VIE POLITIQUE- ENQUETES ET REPORTAGES-
MOUVEMENT CONTESTATION 2019- SLOGANS
(c) Liberté/Mohamed Mouloudj, dimanche 17 mars 2019
Les marcheurs, qui
ont pu, grâce à une bonne dose d’ingéniosité, adapter à chaque fois les mots
d’ordre brandis, ont démontré une prise de conscience inégalée face aux
manœuvres continues du pouvoir en place.
Un florilège de slogans apparaît à
chaque manifestation publique. Depuis le 22 février dernier, cette éclosion de
messages politiques ne s’estompe guère. Entre sarcasme et dérision, les slogans
choisis par les manifestants expriment de manière distincte et éclatante une
profondeur politique singulière. À cette limpidité du message politique
transmis et réclamé à travers des pancartes et des slogans, c’est l’adaptation
de ces mêmes formules à chaque évolution de la situation qui surprend. Si au
début des manifestations, le rejet du 5e mandat pour Bouteflika a dominé les
slogans brandis, le refus de la prolongation de l’actuel mandat a également
suivi la décision du chef de l’État d’annuler la présidentielle, donc de
surseoir à une autre mandature.
Aussitôt la décision prise, les manifestants ont adapté leurs slogans à la
nouvelle donne, tout en gardant ceux en relation avec le départ du système.
“Nous avons dit, vous allez partir tous”, “On a dit, donc, ce sera tous”, “Le
peuple s’engage, système dégage” sont, entre autres, les slogans qui
reviennent dans chaque manifestation publique depuis près d’un mois.

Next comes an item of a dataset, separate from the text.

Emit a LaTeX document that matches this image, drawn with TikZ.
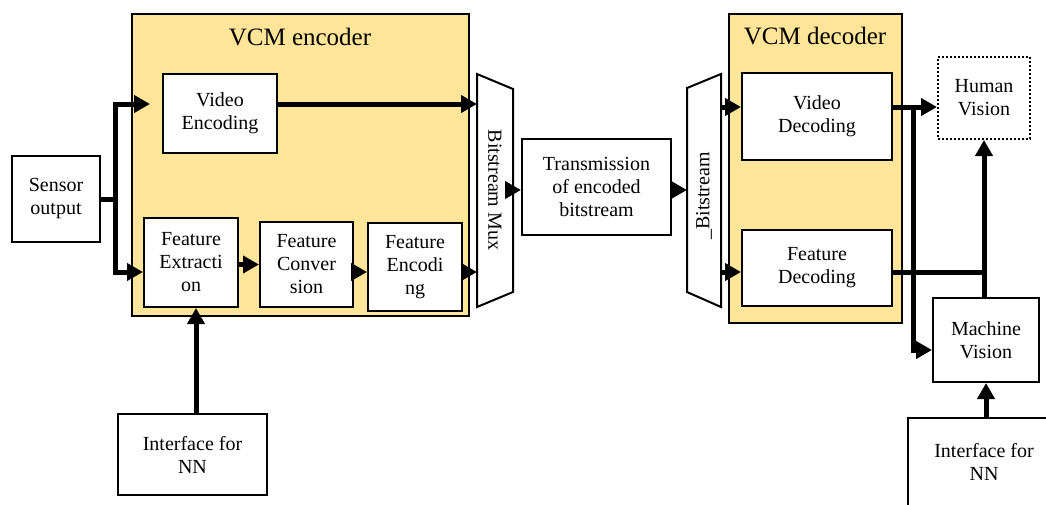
\documentclass[tikz,border=0pt]{standalone}
\usepackage{fontspec}
\setmainfont{Liberation Serif}
\usetikzlibrary{arrows.meta}
\definecolor{vcmyellow}{RGB}{255,229,153}
\begin{document}
\begin{tikzpicture}[x=1pt,y=-1pt,
  box/.style={draw, line width=2pt, fill=white, align=center, inner sep=0pt,
    font=\fontsize{20}{23}\selectfont},
  group/.style={draw, line width=2pt, fill=vcmyellow},
  ttl/.style={font=\fontsize{25}{28}\selectfont},
  arr/.style={line width=5pt, -{Triangle[length=16pt,width=17pt]}},
  ln/.style={line width=5pt}]
\useasboundingbox (0,0) rectangle (1046,504);
\clip (0,0) rectangle (1046,504);
% groups
\node[group, minimum width=337pt, minimum height=302pt] (enc) at (300.5,165) {};
\node[ttl] (enct) at (300,37) {VCM encoder};
\node[group, minimum width=173pt, minimum height=309pt] (dec) at (815.5,168.5) {};
\node[ttl] (dect) at (815,36) {VCM decoder};
% boxes
\node[box, minimum width=88pt, minimum height=86pt] (sensor) at (56,199) {Sensor\\output};
\node[box, minimum width=114pt, minimum height=79pt] (ve) at (220,113.5) {Video\\Encoding};
\node[box, minimum width=94pt, minimum height=89pt] (fe) at (191,262.5) {Feature\\Extracti\\on};
\node[box, minimum width=93pt, minimum height=85pt] (fc) at (306.5,264.5) {Feature\\Conver\\sion};
\node[box, minimum width=94pt, minimum height=88pt] (fenc) at (415,267) {Feature\\Encodi\\ng};
\node[box, minimum width=149pt, minimum height=96pt] (trans) at (596.5,187) {Transmission\\of encoded\\bitstream};
\node[box, minimum width=150pt, minimum height=87pt] (vd) at (817,116.5) {Video\\Decoding};
\node[box, minimum width=150pt, minimum height=76pt] (fd) at (817,268) {Feature\\Decoding};
\node[box, dotted, minimum width=92pt, minimum height=82pt] (hv) at (984,98) {Human\\Vision};
\node[box, minimum width=106pt, minimum height=84pt] (mv) at (986,340) {Machine\\Vision};
\node[box, minimum width=149pt, minimum height=81pt] (nnl) at (192.5,454.5) {Interface for\\NN};
\node[box, minimum width=152pt, minimum height=88pt] (nnr) at (984,462) {Interface for\\NN};
% mux / demux
\draw[line width=2pt, fill=white] (477,74) -- (513,89) -- (513,292) -- (477,307) -- cycle;
\node[rotate=-90, font=\fontsize{20}{23}\selectfont] (mux) at (495,190) {Bitstream Mux};
\draw[line width=2pt, fill=white] (687,88) -- (721,74) -- (721,307) -- (687,292) -- cycle;
\node[rotate=90, font=\fontsize{20}{23}\selectfont] (demux) at (704,196) {\_Bitstream};
\coordinate (muxL) at (477,190);
\coordinate (muxR) at (513,190);
\coordinate (dmxL) at (687,190);
\coordinate (dmxR) at (721,190);
% encoder connectors
\coordinate (sp) at (115,199);
\coordinate (vein) at (150,104);
\draw[arr] (sensor.east) -- (sp) |- (vein);
\draw[arr] (sp) |- (fe.west |- 0,272);
\draw[arr] (ve.east |- 0,104) -- (muxL |- 0,104);
\draw[arr] (fe.east |- fc.west) -- (fc.west);
\draw[arr] (fc.east |- 0,272) -- (fenc.west |- 0,272);
\draw[arr] (fenc.east |- 0,272) -- (muxL |- 0,272);
\draw[arr] (196,0 |- nnl.north) -- (196,0 |- fe.south);
\draw[arr] (muxR) -- (trans.west |- muxR);
\draw[arr] (trans.east |- dmxL) -- (dmxL);
% decoder connectors
\draw[arr] (dmxR |- 0,107) -- (vd.west |- 0,107);
\draw[arr] (dmxR |- 0,272) -- (fd.west |- 0,272);
\coordinate (br) at (913,107);
\coordinate (jn) at (984,272);
\draw[arr] (vd.east |- br) -- (hv.west |- br);
\draw[arr] (br) |- (mv.west |- 0,350);
\draw[ln] (fd.east |- jn) -- (jn);
\draw[arr] (jn |- mv.north) -- (jn |- hv.south);
\draw[arr] (mv.south |- nnr.north) -- (mv.south);
\end{tikzpicture}
\end{document}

Pour la
manifestation de vendredi écoulé, il faut noter que le génie populaire n’a pas
chômé pour autant. Tous les slogans relatifs au 5e mandat ont été presque
bannis des marches.
Ceux qui ont apparu concernent notamment la prolongation du 4e mandat. On y a
vu des pancartes dénonçant “un mandat de 4,5”, ou bien “un mandat
4+”. À côté du rejet de Bouteflika, les dernières décisions du pouvoir ont
été largement commentées par la rue. La nomination de Bedoui
comme Premier ministre et Lamamra comme adjoint a été
l’une des “vedettes” de la manifestation. Pour exprimer le rejet de cette
décision, des marcheurs ont exprimé leur refus par des slogans à la fois
hilarants et désopilants, mais fermes. Même la conférence de presse animée
conjointement par les deux responsables n’a pas échappé à la caricature des
manifestants qui ont présenté l’événement comme un carrefour où les questions des
journalistes prennent une direction et les réponses en prennent une autre. Une
autre donne a aussi été largement reprise à travers les slogans. Ce sont les
agissements de Lakhdar Brahimi.
Brocardé et qualifié de tous les noms d’oiseau, les concepteurs des slogans et
des pancartes se sont, en effet, déchaînés sur le personnage. “Vous avez
toujours laissé la guerre derrière vous”, ont-ils rappelé, ou bien “Vous
êtes diplomate ou infirmier de Bouteflika ?”, se sont interrogés les
manifestants. À l’adresse du président français Emmanuel Macron,
la rue n’a pas été tendre. Les déclarations officielles de la France, comprises
comme une prise de position en faveur du système, ont fait réagir les
marcheurs. D’autres ont rappelé à Macron que “l’Algérie
française, c’est fini”. Un jeune a brandi une pancarte sur laquelle il
invite les responsables français à s’occuper des “gilets jaunes”. Avec art
et précision, la quasi-majorité des slogans criés ou brandis durant toutes les
manifestations exprime une position claire et assumée par le mouvement.